As for Brazil, Marta suffered an injury last week to join Debinha and Nycole Raysla in missing out, but talents like Barcelona's Geyse still make them an exciting watch. Coach Pia Sundhage was the star for Sweden in 1984 when they won the inaugural Women's EURO, beating England on penalties not too far from Wembley in Luton.

England and Brazil are preparing for the summer's FIFA Women's World Cup in Australia and New Zealand, where both teams have strong hopes of adding a first global title to their continental crowns. For now, though, they have their sights set on another, new, trophy at Wembley.

All Brazil's 2022 Copa América Femenina goals

Where to watch 2023 Women's Finalissima on TV

Fans can find their local Women's Finalissima broadcast partner(s) here.

Starting line-ups

England: Earps; Bronze, Williamson, Greenwood, Carter; Stanway, Walsh, Toone; James, Russo, Hemp

Brazil: Letícia; Lauren, Kathellen, Rafaelle, Tamires; Antonia, Ary, Luana, Kerolin; Zaneratto, Geyse

Expert predictions

Lynsey Hooper, England reporter
The Lionesses remain unbeaten in 29 games since Sarina Wiegman took over in autumn 2021. In that time, England have scored 137 goals and conceded just nine, while keeping 20 clean sheets. They lost their most recent encounter with Brazil, in Middlesbrough in 2019, but go into this first ever Finalissima as favourites, even though Arsenal's Lotte Wubben-Moy has replaced Chelsea's injured Millie Bright in the squad. The South American champions are no pushovers, but Wiegman has steered her side to victory against all but two of the 18 opponents she has faced to date with England.

Carlos Machado, Brazil reporter
With South American title-winners Lorena, Tainara, Angelina and Debinha all out, along with Duda Sampaio, Nycole and the talismanic Marta, Brazil are injury-plagued, but should still be competitive. Pia Sundhage is still looking to hone her side's tactical edge with the summer's World Cup in mind. Brazil have a clear identity but this game will be a major test, mainly to their engine room, where consistency is still the biggest headache for their Swedish coach.

Toone on 'exciting' Brazil clash

What the coaches say

Sarina Wiegman, England coach: "Playing Brazil – and also Australia – gives us a new measure moment. We expect to be challenged more in defence than we were in the Arnold Clark Cup. That gives us again more information about our team and about where our players are at the moment to move forward in our preparation for the World Cup."

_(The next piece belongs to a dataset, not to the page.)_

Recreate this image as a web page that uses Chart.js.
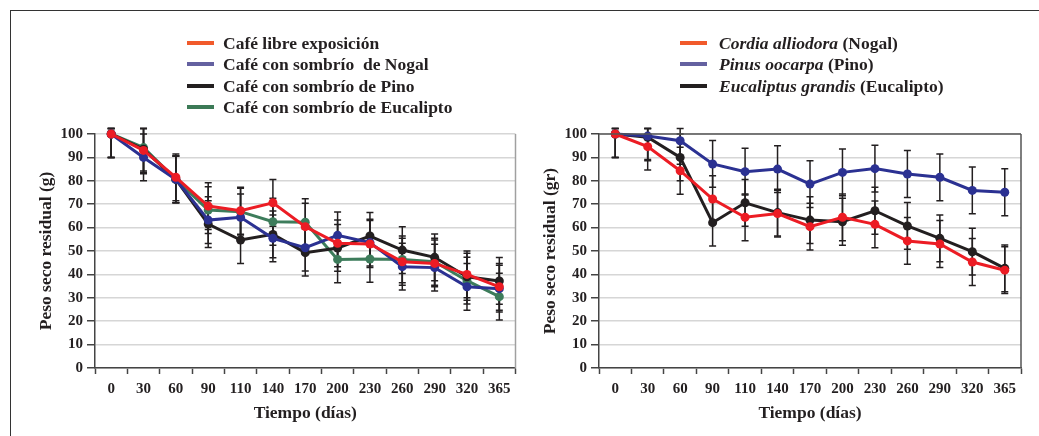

Pia Sundhage, Brazil coach: "This game is part of the journey to the World Cup. I’m so appreciative and really happy to play against one of the best teams in the world, with the best coach in the world as well. All of us will get some answers after the game. I’m grateful for the opportunity. We have some plans for the game tomorrow. Hopefully we will see a good game."

Level after 90 minutes?

Getty Images

The Women's Finalissima is a one-off fixture played over 90 minutes. There is no extra time, so if the tie is level at the end of regulation time, it will go straight to penalties.